Directive
Filter these entries, keeping only lines that hold the word "page".

Information shown
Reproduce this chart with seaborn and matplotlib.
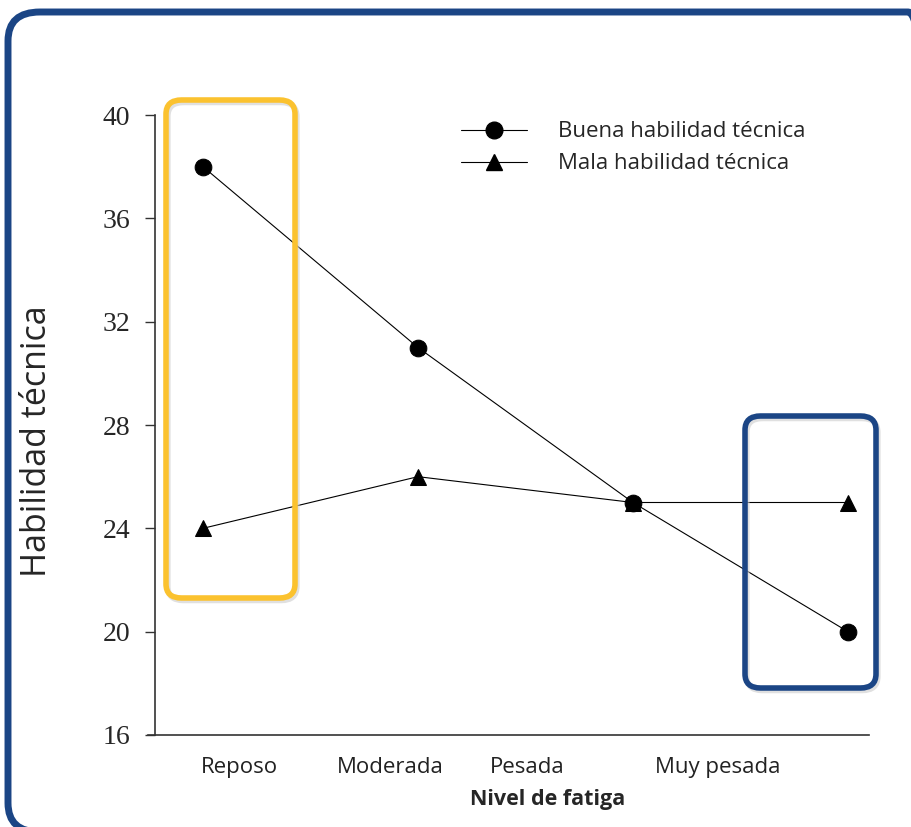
==
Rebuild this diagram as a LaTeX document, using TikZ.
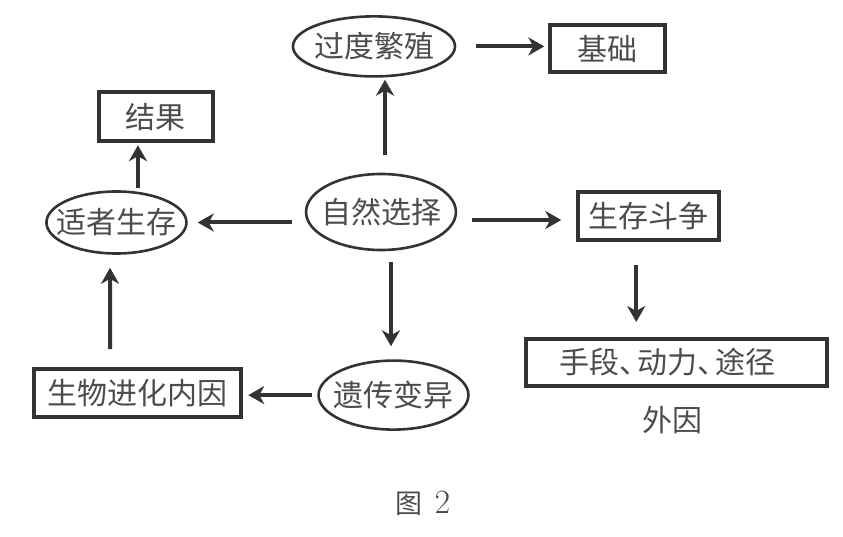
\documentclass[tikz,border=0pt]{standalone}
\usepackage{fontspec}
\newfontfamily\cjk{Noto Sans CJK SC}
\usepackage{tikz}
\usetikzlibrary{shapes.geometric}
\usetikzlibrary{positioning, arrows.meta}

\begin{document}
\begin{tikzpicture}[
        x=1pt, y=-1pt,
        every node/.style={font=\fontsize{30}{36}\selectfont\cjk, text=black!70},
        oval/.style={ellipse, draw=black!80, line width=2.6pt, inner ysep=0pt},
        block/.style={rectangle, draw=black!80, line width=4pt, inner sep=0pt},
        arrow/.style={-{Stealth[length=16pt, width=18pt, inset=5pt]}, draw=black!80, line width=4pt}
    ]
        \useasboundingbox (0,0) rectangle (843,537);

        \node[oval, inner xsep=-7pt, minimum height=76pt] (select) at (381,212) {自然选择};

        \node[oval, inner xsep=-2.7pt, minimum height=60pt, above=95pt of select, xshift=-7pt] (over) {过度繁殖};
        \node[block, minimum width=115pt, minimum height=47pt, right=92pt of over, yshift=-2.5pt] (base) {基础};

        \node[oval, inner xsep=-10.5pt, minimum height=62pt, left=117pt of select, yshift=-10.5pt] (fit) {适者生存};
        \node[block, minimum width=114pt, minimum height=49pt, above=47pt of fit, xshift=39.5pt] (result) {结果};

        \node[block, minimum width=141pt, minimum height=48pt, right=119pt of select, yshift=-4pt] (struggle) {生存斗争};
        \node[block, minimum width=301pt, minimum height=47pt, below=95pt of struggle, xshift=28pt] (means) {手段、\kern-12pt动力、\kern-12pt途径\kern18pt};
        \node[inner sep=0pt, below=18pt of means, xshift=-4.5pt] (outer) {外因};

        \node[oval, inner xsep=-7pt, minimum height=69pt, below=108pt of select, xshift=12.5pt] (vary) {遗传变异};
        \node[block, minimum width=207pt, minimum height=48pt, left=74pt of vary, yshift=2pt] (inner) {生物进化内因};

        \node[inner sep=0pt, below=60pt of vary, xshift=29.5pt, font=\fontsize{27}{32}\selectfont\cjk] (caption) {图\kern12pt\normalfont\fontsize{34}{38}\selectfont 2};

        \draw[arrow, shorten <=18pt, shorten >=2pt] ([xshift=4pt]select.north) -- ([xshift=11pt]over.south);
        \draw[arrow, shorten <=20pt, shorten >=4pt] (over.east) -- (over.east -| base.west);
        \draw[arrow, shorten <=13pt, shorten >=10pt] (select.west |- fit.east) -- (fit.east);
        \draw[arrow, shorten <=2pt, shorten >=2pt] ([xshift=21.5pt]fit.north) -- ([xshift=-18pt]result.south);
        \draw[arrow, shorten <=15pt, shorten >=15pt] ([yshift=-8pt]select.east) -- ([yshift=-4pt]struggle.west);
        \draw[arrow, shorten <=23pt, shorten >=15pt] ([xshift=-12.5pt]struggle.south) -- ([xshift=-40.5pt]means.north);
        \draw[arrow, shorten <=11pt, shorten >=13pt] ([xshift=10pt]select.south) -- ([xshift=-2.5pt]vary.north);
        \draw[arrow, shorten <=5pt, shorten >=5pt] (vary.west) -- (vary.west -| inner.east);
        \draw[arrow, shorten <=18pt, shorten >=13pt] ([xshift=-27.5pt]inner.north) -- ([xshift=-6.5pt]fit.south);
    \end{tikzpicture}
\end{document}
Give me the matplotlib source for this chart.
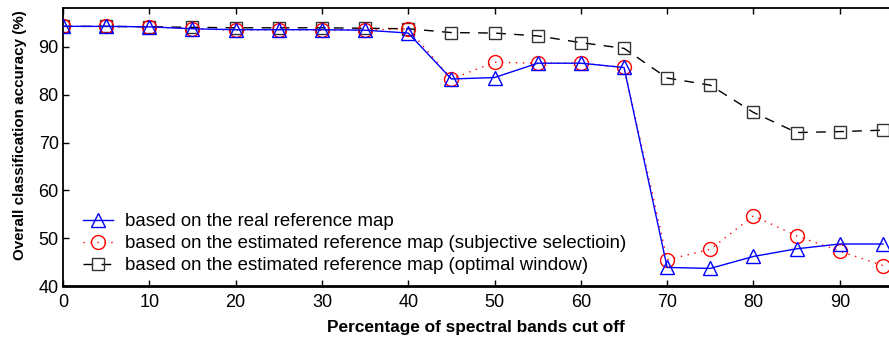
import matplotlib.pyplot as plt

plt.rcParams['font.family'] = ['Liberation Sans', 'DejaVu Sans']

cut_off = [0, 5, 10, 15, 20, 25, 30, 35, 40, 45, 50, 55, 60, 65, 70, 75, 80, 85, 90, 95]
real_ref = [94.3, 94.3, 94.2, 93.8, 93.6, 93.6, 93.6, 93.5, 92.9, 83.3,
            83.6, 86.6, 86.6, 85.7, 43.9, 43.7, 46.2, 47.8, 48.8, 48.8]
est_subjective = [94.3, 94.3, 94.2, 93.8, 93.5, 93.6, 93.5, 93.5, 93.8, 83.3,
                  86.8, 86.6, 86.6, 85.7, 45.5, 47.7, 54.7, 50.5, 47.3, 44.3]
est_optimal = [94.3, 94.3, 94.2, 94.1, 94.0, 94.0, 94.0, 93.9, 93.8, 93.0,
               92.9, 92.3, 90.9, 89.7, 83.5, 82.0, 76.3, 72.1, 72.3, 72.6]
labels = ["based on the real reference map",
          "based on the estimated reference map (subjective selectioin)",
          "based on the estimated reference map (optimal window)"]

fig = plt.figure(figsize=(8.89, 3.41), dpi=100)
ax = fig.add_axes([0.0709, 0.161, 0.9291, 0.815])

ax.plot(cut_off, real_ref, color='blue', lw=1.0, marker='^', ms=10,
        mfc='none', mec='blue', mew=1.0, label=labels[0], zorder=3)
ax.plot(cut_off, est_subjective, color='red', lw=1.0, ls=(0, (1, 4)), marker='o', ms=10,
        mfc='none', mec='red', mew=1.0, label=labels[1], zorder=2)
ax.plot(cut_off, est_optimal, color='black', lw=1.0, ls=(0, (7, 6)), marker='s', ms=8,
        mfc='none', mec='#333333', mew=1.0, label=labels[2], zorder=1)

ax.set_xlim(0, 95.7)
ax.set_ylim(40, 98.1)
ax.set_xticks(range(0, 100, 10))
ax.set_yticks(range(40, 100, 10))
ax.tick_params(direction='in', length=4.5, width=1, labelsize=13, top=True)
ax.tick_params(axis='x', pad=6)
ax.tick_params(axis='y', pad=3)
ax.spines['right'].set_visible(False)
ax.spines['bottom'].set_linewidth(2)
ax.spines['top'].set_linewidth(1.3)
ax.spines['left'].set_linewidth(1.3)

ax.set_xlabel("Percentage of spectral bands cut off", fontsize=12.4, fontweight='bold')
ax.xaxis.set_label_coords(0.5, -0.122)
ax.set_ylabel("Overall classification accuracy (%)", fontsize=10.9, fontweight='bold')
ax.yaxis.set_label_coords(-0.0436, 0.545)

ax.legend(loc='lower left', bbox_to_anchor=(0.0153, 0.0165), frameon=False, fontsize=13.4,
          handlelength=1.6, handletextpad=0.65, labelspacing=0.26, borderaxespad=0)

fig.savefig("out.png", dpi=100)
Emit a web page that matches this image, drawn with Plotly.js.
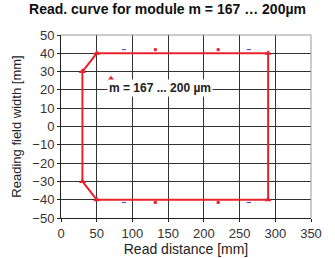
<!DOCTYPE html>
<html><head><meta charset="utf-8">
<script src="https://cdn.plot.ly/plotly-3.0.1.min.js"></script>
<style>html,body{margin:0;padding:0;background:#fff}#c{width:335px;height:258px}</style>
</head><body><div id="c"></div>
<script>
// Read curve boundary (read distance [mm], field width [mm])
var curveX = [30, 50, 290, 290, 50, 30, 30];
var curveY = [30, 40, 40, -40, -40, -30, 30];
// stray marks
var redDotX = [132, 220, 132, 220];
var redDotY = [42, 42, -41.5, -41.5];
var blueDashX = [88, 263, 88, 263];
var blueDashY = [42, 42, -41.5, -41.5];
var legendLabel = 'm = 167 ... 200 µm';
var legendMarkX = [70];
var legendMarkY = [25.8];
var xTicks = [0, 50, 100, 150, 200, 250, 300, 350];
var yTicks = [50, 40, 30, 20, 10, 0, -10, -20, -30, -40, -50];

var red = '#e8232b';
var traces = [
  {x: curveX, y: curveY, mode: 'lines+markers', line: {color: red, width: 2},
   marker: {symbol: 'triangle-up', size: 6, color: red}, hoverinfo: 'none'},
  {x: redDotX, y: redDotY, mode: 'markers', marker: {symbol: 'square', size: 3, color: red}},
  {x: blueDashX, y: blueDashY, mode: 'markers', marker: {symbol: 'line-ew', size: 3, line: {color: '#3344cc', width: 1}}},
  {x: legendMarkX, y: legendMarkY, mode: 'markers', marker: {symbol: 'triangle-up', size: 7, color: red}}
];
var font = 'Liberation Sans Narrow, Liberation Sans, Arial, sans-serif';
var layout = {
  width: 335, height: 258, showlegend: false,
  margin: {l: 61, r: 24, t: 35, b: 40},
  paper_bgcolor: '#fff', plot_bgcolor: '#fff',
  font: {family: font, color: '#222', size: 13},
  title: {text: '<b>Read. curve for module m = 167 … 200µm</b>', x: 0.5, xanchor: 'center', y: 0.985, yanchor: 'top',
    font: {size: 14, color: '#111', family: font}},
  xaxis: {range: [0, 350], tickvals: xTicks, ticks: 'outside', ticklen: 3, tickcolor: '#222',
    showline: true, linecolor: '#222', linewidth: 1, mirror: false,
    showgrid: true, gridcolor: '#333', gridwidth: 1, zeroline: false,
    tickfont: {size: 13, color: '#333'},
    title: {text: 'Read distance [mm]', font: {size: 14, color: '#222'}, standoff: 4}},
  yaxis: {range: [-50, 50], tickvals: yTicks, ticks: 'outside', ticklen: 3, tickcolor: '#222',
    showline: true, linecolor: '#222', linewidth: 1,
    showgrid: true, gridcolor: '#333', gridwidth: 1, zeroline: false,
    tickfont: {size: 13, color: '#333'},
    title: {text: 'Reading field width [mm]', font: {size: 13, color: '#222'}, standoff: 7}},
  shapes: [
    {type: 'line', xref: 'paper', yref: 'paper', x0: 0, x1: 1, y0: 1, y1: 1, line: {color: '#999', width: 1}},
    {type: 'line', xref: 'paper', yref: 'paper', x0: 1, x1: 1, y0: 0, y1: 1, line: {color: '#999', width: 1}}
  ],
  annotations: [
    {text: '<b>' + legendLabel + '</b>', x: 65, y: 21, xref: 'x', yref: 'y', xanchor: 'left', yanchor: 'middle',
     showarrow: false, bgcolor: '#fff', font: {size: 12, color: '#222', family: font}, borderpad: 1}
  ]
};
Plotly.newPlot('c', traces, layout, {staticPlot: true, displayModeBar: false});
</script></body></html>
---
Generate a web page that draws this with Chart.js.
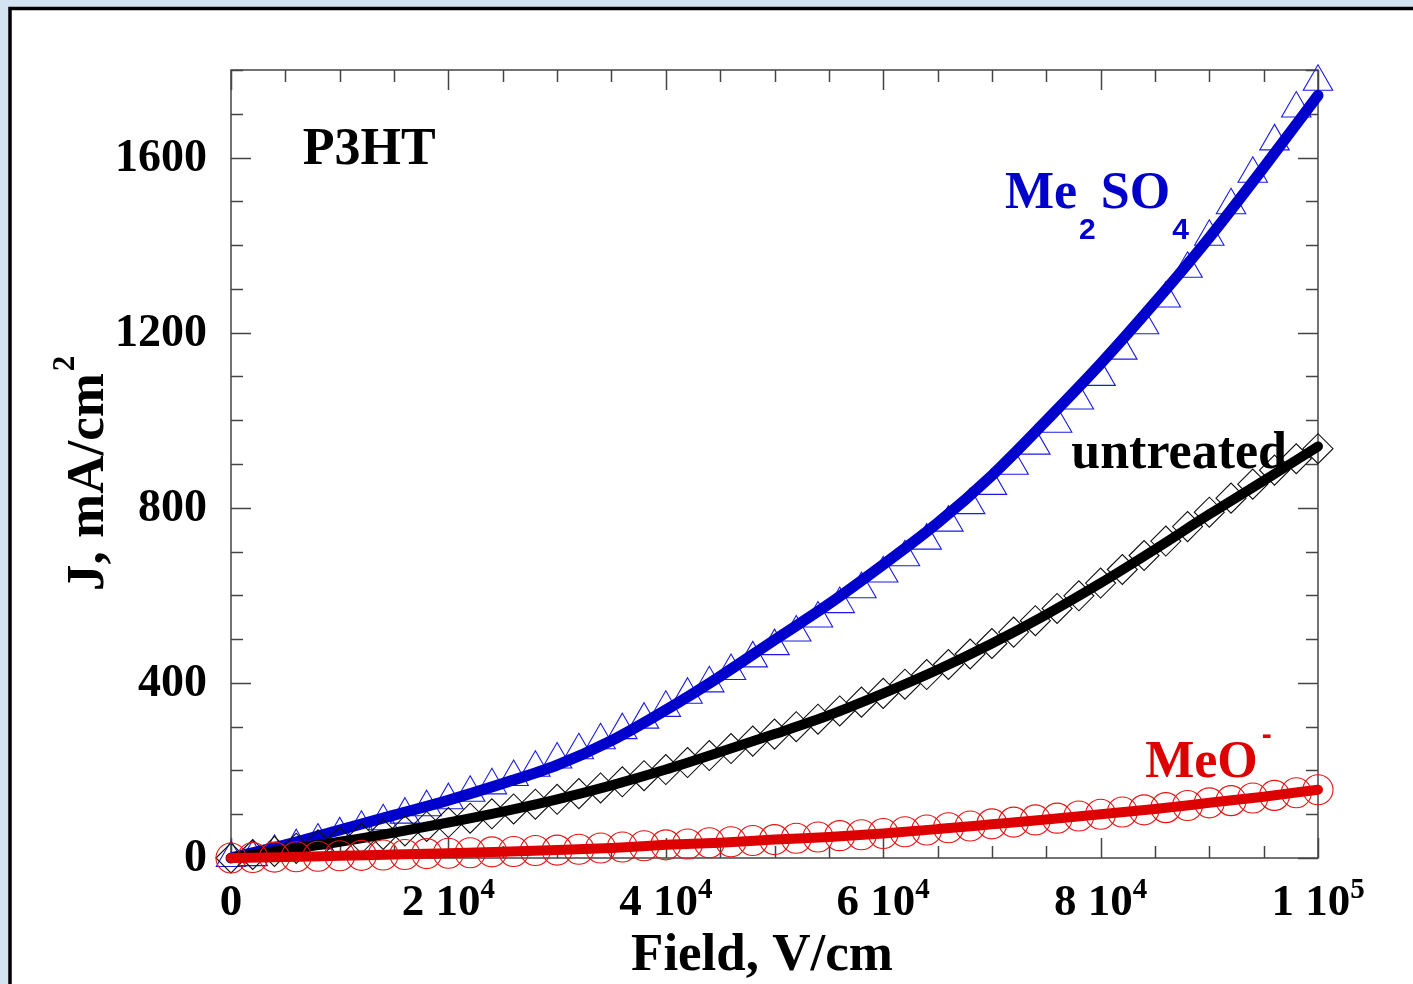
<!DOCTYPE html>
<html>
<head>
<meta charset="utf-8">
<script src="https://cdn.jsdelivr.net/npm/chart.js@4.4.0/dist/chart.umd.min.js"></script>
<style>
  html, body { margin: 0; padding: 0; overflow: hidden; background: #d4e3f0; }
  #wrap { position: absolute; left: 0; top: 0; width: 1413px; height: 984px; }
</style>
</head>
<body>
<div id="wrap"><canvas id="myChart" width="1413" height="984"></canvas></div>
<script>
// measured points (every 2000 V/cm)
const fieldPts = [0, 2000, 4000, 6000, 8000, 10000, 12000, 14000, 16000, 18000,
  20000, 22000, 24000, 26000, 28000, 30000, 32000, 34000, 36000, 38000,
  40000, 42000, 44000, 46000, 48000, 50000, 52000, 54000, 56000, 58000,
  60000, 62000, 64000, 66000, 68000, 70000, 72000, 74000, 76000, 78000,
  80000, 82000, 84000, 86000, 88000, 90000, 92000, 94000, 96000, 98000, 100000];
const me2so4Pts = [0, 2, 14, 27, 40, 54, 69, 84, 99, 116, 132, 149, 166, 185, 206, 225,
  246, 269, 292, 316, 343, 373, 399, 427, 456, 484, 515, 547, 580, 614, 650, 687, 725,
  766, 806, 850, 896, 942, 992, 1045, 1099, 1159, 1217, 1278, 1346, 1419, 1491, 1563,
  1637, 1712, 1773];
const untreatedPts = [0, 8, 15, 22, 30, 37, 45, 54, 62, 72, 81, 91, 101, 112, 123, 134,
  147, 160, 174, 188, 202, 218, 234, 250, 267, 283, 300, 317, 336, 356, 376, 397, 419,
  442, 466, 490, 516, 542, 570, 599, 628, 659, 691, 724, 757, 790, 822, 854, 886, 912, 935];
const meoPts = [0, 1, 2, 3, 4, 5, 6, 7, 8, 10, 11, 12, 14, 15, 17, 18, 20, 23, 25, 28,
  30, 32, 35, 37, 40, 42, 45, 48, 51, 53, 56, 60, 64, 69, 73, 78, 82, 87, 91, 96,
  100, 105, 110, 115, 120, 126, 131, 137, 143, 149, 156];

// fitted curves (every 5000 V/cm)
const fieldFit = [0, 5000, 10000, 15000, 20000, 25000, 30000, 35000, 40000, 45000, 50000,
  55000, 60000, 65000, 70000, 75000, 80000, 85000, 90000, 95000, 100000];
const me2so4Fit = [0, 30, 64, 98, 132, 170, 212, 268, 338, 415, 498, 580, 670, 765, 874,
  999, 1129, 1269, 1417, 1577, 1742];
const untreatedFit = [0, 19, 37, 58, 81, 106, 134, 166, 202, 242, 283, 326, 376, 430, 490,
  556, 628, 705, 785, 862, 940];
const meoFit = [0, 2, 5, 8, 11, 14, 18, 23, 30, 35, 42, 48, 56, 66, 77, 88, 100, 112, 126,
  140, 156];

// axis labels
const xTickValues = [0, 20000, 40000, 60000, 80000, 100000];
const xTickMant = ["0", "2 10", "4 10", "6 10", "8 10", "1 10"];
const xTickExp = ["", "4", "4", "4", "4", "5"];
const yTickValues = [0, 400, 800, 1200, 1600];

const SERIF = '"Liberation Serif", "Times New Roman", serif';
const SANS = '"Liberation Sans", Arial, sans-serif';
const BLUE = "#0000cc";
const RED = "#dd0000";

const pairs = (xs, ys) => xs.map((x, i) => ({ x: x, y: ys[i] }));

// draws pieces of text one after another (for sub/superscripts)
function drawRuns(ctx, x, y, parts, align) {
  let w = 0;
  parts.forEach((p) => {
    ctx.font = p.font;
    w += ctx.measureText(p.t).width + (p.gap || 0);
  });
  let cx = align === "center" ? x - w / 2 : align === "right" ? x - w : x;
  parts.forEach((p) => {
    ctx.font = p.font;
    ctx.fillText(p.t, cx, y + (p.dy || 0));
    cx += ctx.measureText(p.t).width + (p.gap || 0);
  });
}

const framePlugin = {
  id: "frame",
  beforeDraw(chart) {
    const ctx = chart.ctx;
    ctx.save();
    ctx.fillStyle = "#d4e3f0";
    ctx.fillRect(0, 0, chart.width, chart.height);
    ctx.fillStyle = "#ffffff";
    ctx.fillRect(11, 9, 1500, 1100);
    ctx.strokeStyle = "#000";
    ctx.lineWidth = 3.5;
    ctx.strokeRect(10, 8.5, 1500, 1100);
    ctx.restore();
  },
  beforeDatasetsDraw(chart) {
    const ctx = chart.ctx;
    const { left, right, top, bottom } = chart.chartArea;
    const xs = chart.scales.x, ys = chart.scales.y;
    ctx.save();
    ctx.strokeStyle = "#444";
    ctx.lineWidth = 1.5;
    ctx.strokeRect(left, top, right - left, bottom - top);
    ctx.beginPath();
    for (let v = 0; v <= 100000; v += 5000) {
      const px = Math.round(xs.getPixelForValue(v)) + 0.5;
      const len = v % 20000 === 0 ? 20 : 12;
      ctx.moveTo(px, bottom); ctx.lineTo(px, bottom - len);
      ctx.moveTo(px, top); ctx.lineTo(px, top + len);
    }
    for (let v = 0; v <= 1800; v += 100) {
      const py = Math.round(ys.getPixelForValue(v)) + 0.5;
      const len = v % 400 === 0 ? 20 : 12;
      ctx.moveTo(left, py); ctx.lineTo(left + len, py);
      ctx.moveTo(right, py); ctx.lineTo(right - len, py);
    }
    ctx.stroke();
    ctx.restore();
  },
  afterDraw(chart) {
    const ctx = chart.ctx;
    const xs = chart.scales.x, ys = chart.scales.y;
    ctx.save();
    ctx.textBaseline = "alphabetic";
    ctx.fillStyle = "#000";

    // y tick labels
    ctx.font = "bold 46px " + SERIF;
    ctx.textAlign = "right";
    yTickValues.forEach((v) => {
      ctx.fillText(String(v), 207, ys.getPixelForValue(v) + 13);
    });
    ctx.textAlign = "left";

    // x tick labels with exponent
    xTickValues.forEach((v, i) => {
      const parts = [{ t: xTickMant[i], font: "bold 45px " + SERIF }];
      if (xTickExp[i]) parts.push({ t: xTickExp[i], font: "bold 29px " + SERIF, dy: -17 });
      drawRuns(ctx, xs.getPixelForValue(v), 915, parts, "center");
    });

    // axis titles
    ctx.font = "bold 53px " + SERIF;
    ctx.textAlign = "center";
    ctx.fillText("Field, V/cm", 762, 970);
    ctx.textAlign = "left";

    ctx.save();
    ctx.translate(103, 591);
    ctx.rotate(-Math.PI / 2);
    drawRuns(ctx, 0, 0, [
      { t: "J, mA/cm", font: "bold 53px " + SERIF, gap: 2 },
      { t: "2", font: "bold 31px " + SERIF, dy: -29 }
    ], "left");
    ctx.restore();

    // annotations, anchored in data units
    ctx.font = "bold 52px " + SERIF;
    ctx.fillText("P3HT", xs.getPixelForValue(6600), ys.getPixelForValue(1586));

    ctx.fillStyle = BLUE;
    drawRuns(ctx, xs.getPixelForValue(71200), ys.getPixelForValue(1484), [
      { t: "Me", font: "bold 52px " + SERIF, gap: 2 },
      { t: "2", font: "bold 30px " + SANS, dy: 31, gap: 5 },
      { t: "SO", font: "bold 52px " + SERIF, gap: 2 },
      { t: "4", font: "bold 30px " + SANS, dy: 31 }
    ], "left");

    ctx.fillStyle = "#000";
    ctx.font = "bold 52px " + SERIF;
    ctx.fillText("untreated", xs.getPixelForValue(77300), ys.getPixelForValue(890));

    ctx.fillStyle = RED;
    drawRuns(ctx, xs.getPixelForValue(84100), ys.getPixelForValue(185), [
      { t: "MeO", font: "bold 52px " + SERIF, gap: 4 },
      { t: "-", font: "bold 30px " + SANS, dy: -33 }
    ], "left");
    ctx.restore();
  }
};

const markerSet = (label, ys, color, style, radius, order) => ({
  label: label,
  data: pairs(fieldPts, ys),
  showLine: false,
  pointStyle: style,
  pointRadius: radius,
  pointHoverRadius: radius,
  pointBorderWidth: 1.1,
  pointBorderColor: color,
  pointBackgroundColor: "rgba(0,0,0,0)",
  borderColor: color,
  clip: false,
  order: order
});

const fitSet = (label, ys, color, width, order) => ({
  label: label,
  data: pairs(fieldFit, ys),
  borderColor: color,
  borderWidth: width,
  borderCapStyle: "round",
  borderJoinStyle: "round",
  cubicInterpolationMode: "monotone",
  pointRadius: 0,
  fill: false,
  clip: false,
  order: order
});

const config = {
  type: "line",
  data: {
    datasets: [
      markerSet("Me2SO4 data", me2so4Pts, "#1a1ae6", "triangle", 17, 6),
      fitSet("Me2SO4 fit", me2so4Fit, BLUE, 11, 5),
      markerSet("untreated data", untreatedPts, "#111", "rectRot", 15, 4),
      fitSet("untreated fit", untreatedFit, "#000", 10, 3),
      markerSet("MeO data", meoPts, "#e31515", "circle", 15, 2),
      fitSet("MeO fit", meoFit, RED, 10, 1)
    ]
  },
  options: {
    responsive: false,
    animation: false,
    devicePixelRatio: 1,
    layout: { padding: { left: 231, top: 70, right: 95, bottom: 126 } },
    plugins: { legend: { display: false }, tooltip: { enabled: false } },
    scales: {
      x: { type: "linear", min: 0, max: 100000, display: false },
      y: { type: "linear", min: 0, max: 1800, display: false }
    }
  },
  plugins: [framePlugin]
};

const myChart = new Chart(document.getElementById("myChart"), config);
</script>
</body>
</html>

Completed task
Emit a web page that matches this image, drawn with Plotly.js.
Generate a web page that draws this with Chart.js.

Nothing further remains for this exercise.